Mother Vinita, a single parent, has for years worked as a tailor to bring up her three children — two girls and a boy. She runs a small unit, the profits from which have gone into the making of the country’s big athletics hope. However, with no one from the family into sports, Vinita had her doubts when Shaili wished to pursue long jump with all seriousness. But it was a phone call that change her mind.
Robert Bobby George, Anju’s coach-cum-husband, saw a spark in the teenager and was keen to take her under his wings. Vinita, after thinking hard, took a leap of faith. It was an emotional moment when Shaili packed her bags to move to George’s training base in Bangalore. That was to be the start of the long-distance relationship between mother and daughter. After days of early anxiety, the mother is now relaxed. “She is not worried about me being away from home and in a different part of the country because she knows I am in safe hands,” says Shaili.
George is convinced Shaili is an outstanding talent and goes as far as to say there hasn’t been a more promising athlete since Anju, India’s only senior world medallist in track and field. He sees a bright future for Shaili, who he had first spotted at the junior nationals two years ago and went about trying to convince her mother he was the right person to mentor her.
“Shaili has got great potential. I see her as being the face of Indian track and field in the next few years. She needs another two to three years to develop into a complete athlete. For her age if you compare her to athletes around the world, she is fantastic,” the acclaimed coach says.
Going by the Under-18 rankings, the youngest age-group for which the IAAF ranks performances, the 15-year-old’s 6.15m mark puts her at 19th place in the world. The list is topped by a 6.64 jump by Italy’s Larissa Iapichino.
George predicts Shaili being at the same level by the time she turns 18.
He says one of Shaili’s advantages is her age. “In technical events, seldom do we identify talent at an early stage and rarely does such an athlete get the right kind of guidance. She is still in the learning stage but even now she has tremendous speed, which is good. She has better speed than strength. The ratio isn’t perfect but once she grows and develops more power, the balance will get better. If she generates more power, her jumping ability will improve. Her physique is very balanced and muscle symmetry is also fine. For her age, she is fine. You can’t expect the technique of an elite athlete from a 15-year-old,” George says.
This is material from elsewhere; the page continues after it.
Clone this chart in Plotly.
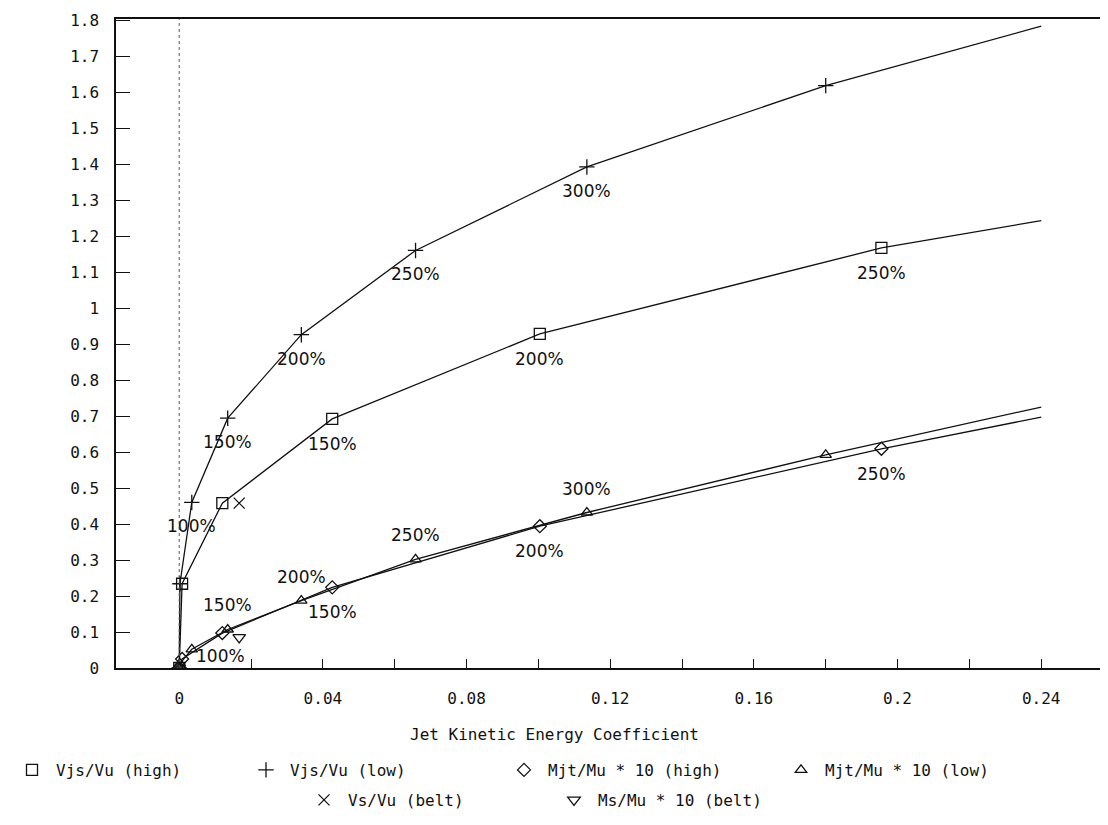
import plotly.graph_objects as go

# Jet kinetic energy coefficient (x) for the two test series
x_high = [0, 0.0008, 0.012, 0.0426, 0.1004, 0.1955, 0.24]
x_low = [0, 0.0002, 0.0035, 0.0135, 0.034, 0.0658, 0.1135, 0.18, 0.24]

vjs_high = [0, 0.234, 0.458, 0.692, 0.928, 1.167, 1.243]
mjt_high = [0, 0.025, 0.097, 0.224, 0.394, 0.609, 0.697]
vjs_low = [0, 0.234, 0.46, 0.694, 0.926, 1.16, 1.392, 1.618, 1.783]
mjt_low = [0, 0.012, 0.052, 0.107, 0.187, 0.302, 0.432, 0.592, 0.725]

x_belt = [0.0167]
vs_belt = [0.458]
ms_belt = [0.085]

# percentage labels at the points
lab_vjs_high = ["", "", "", "150%", "200%", "250%", ""]
lab_mjt_high = ["", "", "", "150%", "200%", "250%", ""]
lab_vjs_low = ["", "", "100%", "150%", "200%", "250%", "300%", "", ""]
lab_mjt_low = ["", "", "", "150%", "200%", "250%", "300%", "", ""]

FONT = "DejaVu Sans Mono"
LFONT = "DejaVu Sans"
INK = "#111111"
W, H = 1100, 817  # page body adds an 8px margin

fig = go.Figure()

series = [
    ("Vjs/Vu (high)", x_high, vjs_high, "square-open", 11),
    ("Vjs/Vu (low)", x_low, vjs_low, "cross-thin-open", 11),
    ("Mjt/Mu * 10 (high)", x_high, mjt_high, "diamond-open", 10),
    ("Mjt/Mu * 10 (low)", x_low, mjt_low, "triangle-up-open", 10),
]
for i, (name, xs, ys, sym, size) in enumerate(series):
    # line through all points (last point is the curve end, no marker)
    fig.add_trace(go.Scatter(x=xs, y=ys, mode="lines", line=dict(color=INK, width=1.3),
                             showlegend=False, hoverinfo="skip"))
    fig.add_trace(go.Scatter(x=xs[:-1], y=ys[:-1], mode="markers", name=name,
                             legend="legend" if i == 0 else f"legend{i + 1}",
                             marker=dict(symbol=sym, size=size, color=INK, line=dict(color=INK, width=1.3))))

fig.add_trace(go.Scatter(x=x_belt, y=vs_belt, mode="markers", name="Vs/Vu (belt)", legend="legend5",
                         marker=dict(symbol="x-thin-open", size=11, color=INK, line=dict(color=INK, width=1.3))))
fig.add_trace(go.Scatter(x=x_belt, y=ms_belt, mode="markers", name="Ms/Mu * 10 (belt)", legend="legend6",
                         marker=dict(symbol="triangle-down-open", size=11, color=INK, line=dict(color=INK, width=1.3))))

lab_font = dict(family=LFONT, size=17, color=INK)
for xs, ys, labs, shift in [(x_high, vjs_high, lab_vjs_high, -25),
                            (x_low, vjs_low, lab_vjs_low, -24),
                            (x_high, mjt_high, lab_mjt_high, -25),
                            (x_low, mjt_low, lab_mjt_low, 24)]:
    for xv, yv, t in zip(xs, ys, labs):
        if t:
            fig.add_annotation(x=xv, y=yv, text=t, showarrow=False, yshift=shift, font=lab_font)
fig.add_annotation(x=0.0115, y=0.032, text="100%", showarrow=False, font=lab_font)

# dotted line at x = 0
fig.add_shape(type="line", x0=0, x1=0, y0=0, y1=1, xref="x", yref="paper",
              line=dict(color="#555555", width=1, dash="dot"))

fig.add_annotation(x=0.444, y=-0.102, xref="paper", yref="paper", text="Jet Kinetic Energy Coefficient",
                   showarrow=False, font=dict(family=FONT, size=16, color=INK), yanchor="middle")

fig.update_xaxes(range=[-0.0176, 0.2572], dtick=0.04, tick0=0, ticks="inside", ticklen=9,
                 tickcolor=INK, showgrid=False, zeroline=False, showline=True, linecolor=INK,
                 linewidth=1.5, mirror=True, tickfont=dict(family=FONT, size=16, color=INK),
                 ticklabeloverflow="allow", ticklabelstandoff=15,
                 minor=dict(dtick=0.02, tick0=0, ticks="inside", ticklen=9, tickcolor=INK, showgrid=False))
fig.update_yaxes(range=[0, 1.803], dtick=0.1, tick0=0, ticks="inside", ticklen=14,
                 tickcolor=INK, showgrid=False, zeroline=False, showline=True, linecolor=INK,
                 linewidth=1.5, mirror=True, tickfont=dict(family=FONT, size=16, color=INK),
                 ticklabeloverflow="allow", ticklabelstandoff=12)

# legend entries placed one by one (symbol x in page pixels, row y in page pixels)
leg_pos = [(12, 770), (262, 770), (520, 770), (797, 770), (320, 800), (570, 800)]
legends = {}
for i, (px, py) in enumerate(leg_pos):
    key = "legend" if i == 0 else f"legend{i + 1}"
    legends[key] = dict(orientation="h", xref="container", yref="container",
                        x=max(0, (px - 8 - 20) / W), y=1 - (py - 8) / H, xanchor="left", yanchor="middle",
                        font=dict(family=FONT, size=16, color=INK), bgcolor="rgba(0,0,0,0)",
                        itemwidth=38)

fig.update_layout(
    width=W, height=H,
    margin=dict(l=108, r=3, t=5, b=157),
    paper_bgcolor="white", plot_bgcolor="white",
    showlegend=True,
    **legends,
)

fig.write_html("out.html")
What has impressed him the most over the past year is Shaili’s ability to think on her own and become self-reliant.
The coach wasn’t pit-side during two competitions in September, the Karnataka State meet and the South Zone Junior Athletics Championships, yet Shaili gave her best and crossed the six-metre mark in the under-16 category to win gold. “She is focused and dedicated. When at 15 you can manage to perform without your coach around, it speaks volumes about your maturity,” George adds.
He is not the only one impressed with the progress Shaili has made. Athletics Federation of India’s high-performance director Volker Herrmann, who witnessed the under-16 girls’ final in Guntur, believes it is worth investing in the young athlete.
“It (6.15m in Guntur) makes her one of the top jumpers at her age in the world right now and points out to her great talent. The next few years will show whether she has the potential to succeed at the senior level too,” Herrmann says.
Shaili isn’t getting ahead of herself and is prepared to bide her time. “I have followed the technique and training plan of my coach. I know I will have bigger challenges ahead. With the kind of guidance I am getting, I am confident of getting better. The aim was to touch 6.30m this year. It didn’t happen but I am not worried as I trust the training system. It is just a question of time.”